Il piccolo Giovanni inginocchiato, nell’adorazione dovuta al Divino, e proteso verso il Cristo con le mani giunte in preghiera, conferma le parole dell’Arcangelo e dichiara la sua fede: «Sì, io riconosco in te, Uomo e Dio, il Messia, a Te rivolgo la mia preghiera di salvezza per tutta l’umanità». Yešu, appoggiato con la mano sinistra alla madre terra, e attratto verso il cielo da Uriel, gli risponde con la mano benedicente: «Io vero uomo e vero Dio, nel nome del Padre mio, in verità ti dico che la tua fede vincerà».

Osservando l’opera nel suo insieme possiamo intendere, finalmente, un estremo livello di rappresentazione simbolica. Una luce intensa, la luce della creazione, proviene dall’orizzonte e ne sfuma il profilo, all’inizio di un aspro percorso in un paesaggio di sublime scenografia “dantesca”: nell’oscurità e nella sofferenza che hanno accompagnato, attraverso acque e rocciose asperità, il cammino dell’umanità prima del Cristo.

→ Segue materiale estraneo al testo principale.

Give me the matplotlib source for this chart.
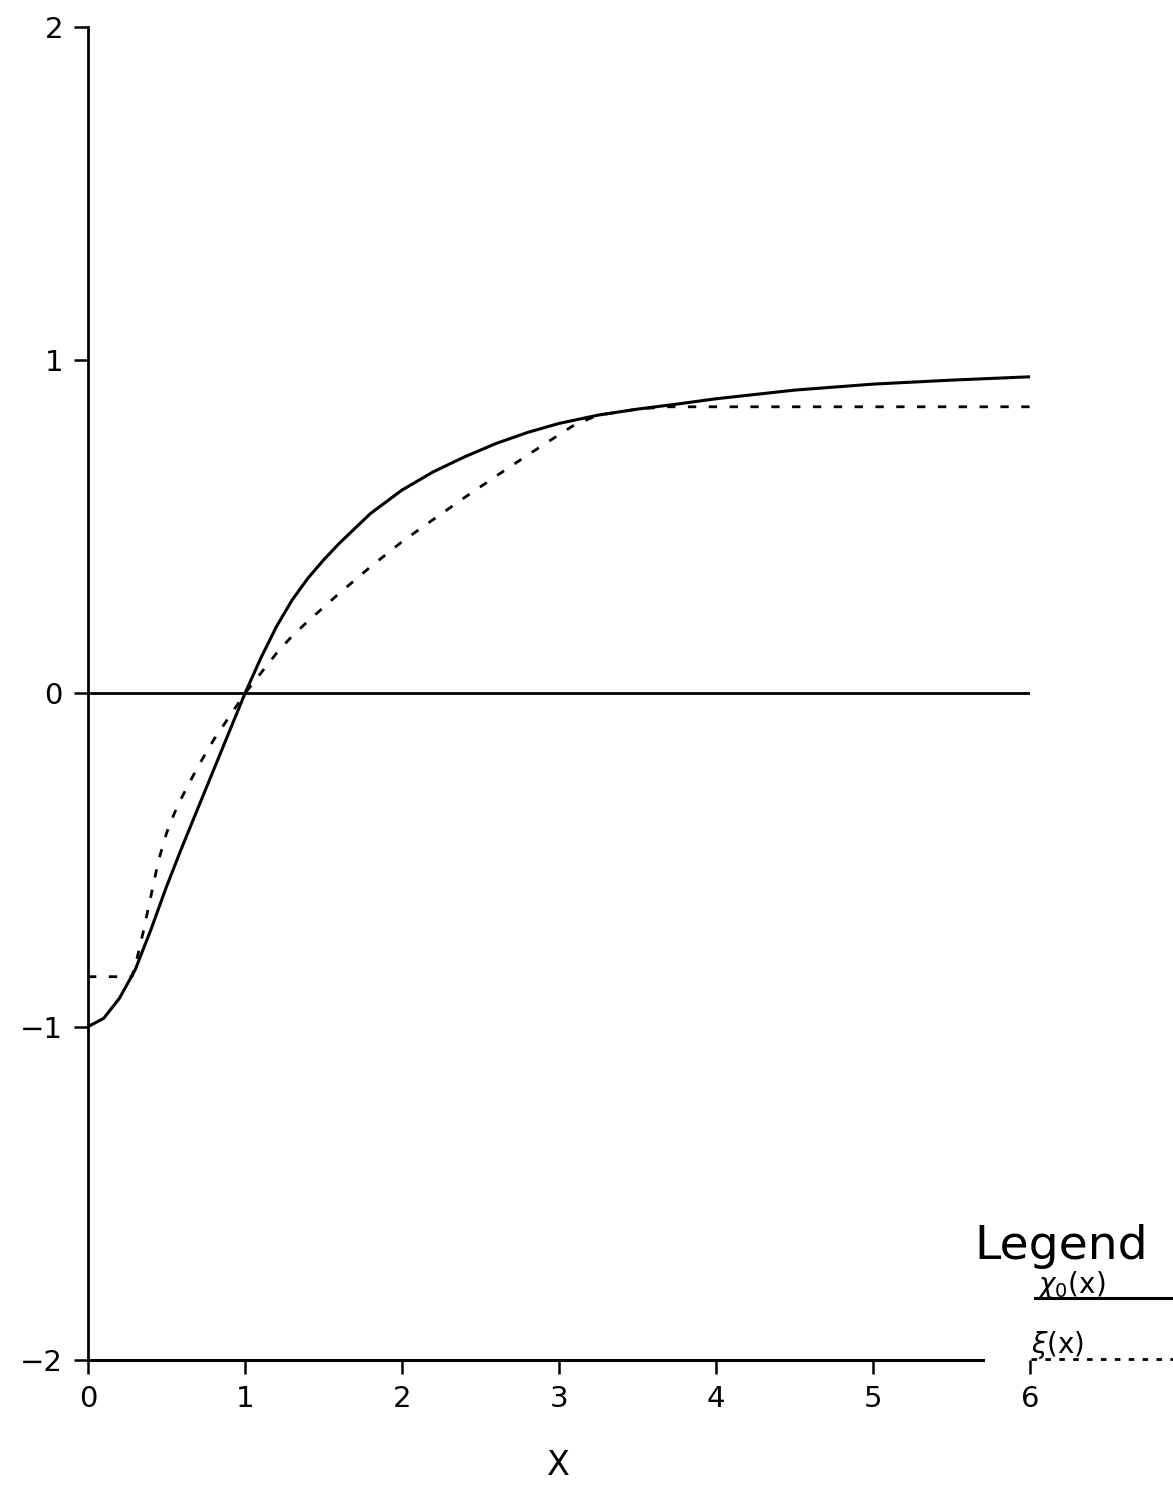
import matplotlib.pyplot as plt
from matplotlib.lines import Line2D

# chi_0(x) - solid curve
chi_x = [0.0, 0.1, 0.2, 0.3, 0.4, 0.5, 0.6, 0.7, 0.8, 0.9, 1.0, 1.1, 1.2, 1.3, 1.4,
         1.5, 1.6, 1.8, 2.0, 2.2, 2.4, 2.6, 2.8, 3.0, 3.25, 3.5, 3.75, 4.0, 4.5,
         5.0, 5.5, 6.0]
chi_y = [-1.0, -0.975, -0.915, -0.83, -0.71, -0.58, -0.46, -0.345, -0.23, -0.115,
         0.0, 0.105, 0.2, 0.28, 0.345, 0.40, 0.45, 0.54, 0.61, 0.665, 0.71, 0.75,
         0.783, 0.81, 0.835, 0.853, 0.868, 0.884, 0.91, 0.928, 0.94, 0.95]

# xi(x) - dashed curve
xi_x = [0.0, 0.28, 0.31, 0.35, 0.40, 0.45, 0.50, 0.55, 0.60, 0.70, 0.80, 0.90, 1.0,
        1.1, 1.2, 1.3, 1.4, 1.5, 1.6, 1.8, 2.0, 2.2, 2.4, 2.6, 2.8, 3.0, 3.1, 3.25,
        3.5, 3.68, 6.0]
xi_y = [-0.85, -0.85, -0.80, -0.72, -0.61, -0.50, -0.42, -0.36, -0.31, -0.22, -0.14,
        -0.07, 0.0, 0.06, 0.12, 0.172, 0.216, 0.258, 0.30, 0.38, 0.455, 0.522,
        0.588, 0.652, 0.715, 0.776, 0.806, 0.835, 0.853, 0.86, 0.86]

x_ticks = [0, 1, 2, 3, 4, 5, 6]
y_ticks = [-2, -1, 0, 1, 2]

plt.rcParams['font.family'] = ['DejaVu Sans']
plt.rcParams['mathtext.fontset'] = 'dejavusans'

fig = plt.figure(figsize=(11.73, 14.92), dpi=100)
ax = fig.add_axes([0.075, 0.0885, 0.803, 0.8935])

ax.hlines(0, 0, 6, color='black', lw=2.0)
ax.plot(xi_x, xi_y, color='black', lw=2.0, linestyle=(0, (3, 4.5)))
ax.plot(chi_x, chi_y, color='black', lw=2.2)

ax.set_xlim(0, 6)
ax.set_ylim(-2, 2)
ax.set_xticks(x_ticks)
ax.set_yticks(y_ticks)
ax.set_yticklabels([str(t).replace('-', '\u2212') for t in y_ticks])

for s in ['top', 'right']:
    ax.spines[s].set_visible(False)
ax.spines['left'].set_linewidth(2.0)
ax.spines['bottom'].set_linewidth(2.2)
ax.spines['bottom'].set_bounds(0, 5.7)
ax.tick_params(axis='both', direction='out', length=10, width=1.8,
               labelsize=21, pad=8)

ax.set_xlabel('X', fontsize=24, labelpad=26)

# legend block, outside the axes at the lower right
fig.text(0.831, 0.156, 'Legend', fontsize=34, ha='left', va='baseline')
fig.text(0.884, 0.1335, r'$\chi_0(\mathrm{x})$', fontsize=20, ha='left', va='baseline')
fig.add_artist(Line2D([0.882, 1.0], [0.130, 0.130], color='black', lw=2.2,
                      transform=fig.transFigure))
fig.text(0.879, 0.093, r'$\xi(\mathrm{x})$', fontsize=20, ha='left', va='baseline')
fig.add_artist(Line2D([0.879, 1.0], [0.089, 0.089], color='black', lw=2.0,
                      linestyle=(0, (2, 3)), transform=fig.transFigure))

fig.savefig('out.png', dpi=100, facecolor='white')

Nell’intensa musicalità ritmata sugli elementi del paesaggio, ora una nuova luce, proveniente dal futuro, illumina le figure di primo piano in un ambiente vitale, ricco di essenze vegetali, tanto minuziosamente rappresentate da evocare gli aromi della terra fertile.

È la luce della salvezza: sulla stretta via dell’estremo sacrificio aperta tra le rocce di un precipizio, sul bordo del quale appare seduto Yešu. In questo scenario il canto delle persone si leva come un inno a Dio.

L’imposizione della mano della Vergine sopra il capo del Bambino, oltre al significato di “ Leonardo ”, “Lex” e Amore, richiama anche l’Inno “Veni Creator Spiritus”.

La mano di Uriel, celeste creatura, in posizione centrale, significa, “Da”, Deus, Disegno divino. Ma il suo indice puntato corrisponde sia al Padre normativo sia alla singolarità dell’unico Dio, e prima di tre persone consustanziali.

La mano del Sacro bambino configurata come lettera “V”, rappresenta “Vinci”, Vincit, Vero, Verità, ma anche le due dita levate indicano in lui la seconda Persona del Figlio di Dio. Ecco allora che l’adorazione del Battista, diretta alle tre mani ravvicinate e riunite dal suo sguardo nel mistero della fede, appare rivolta alla Trinità: Spirito, Padre e Figlio. E questa costituisce la suprema ispirazione Divina che, al di sopra di Leonardo e con lui, firma l’opera sua.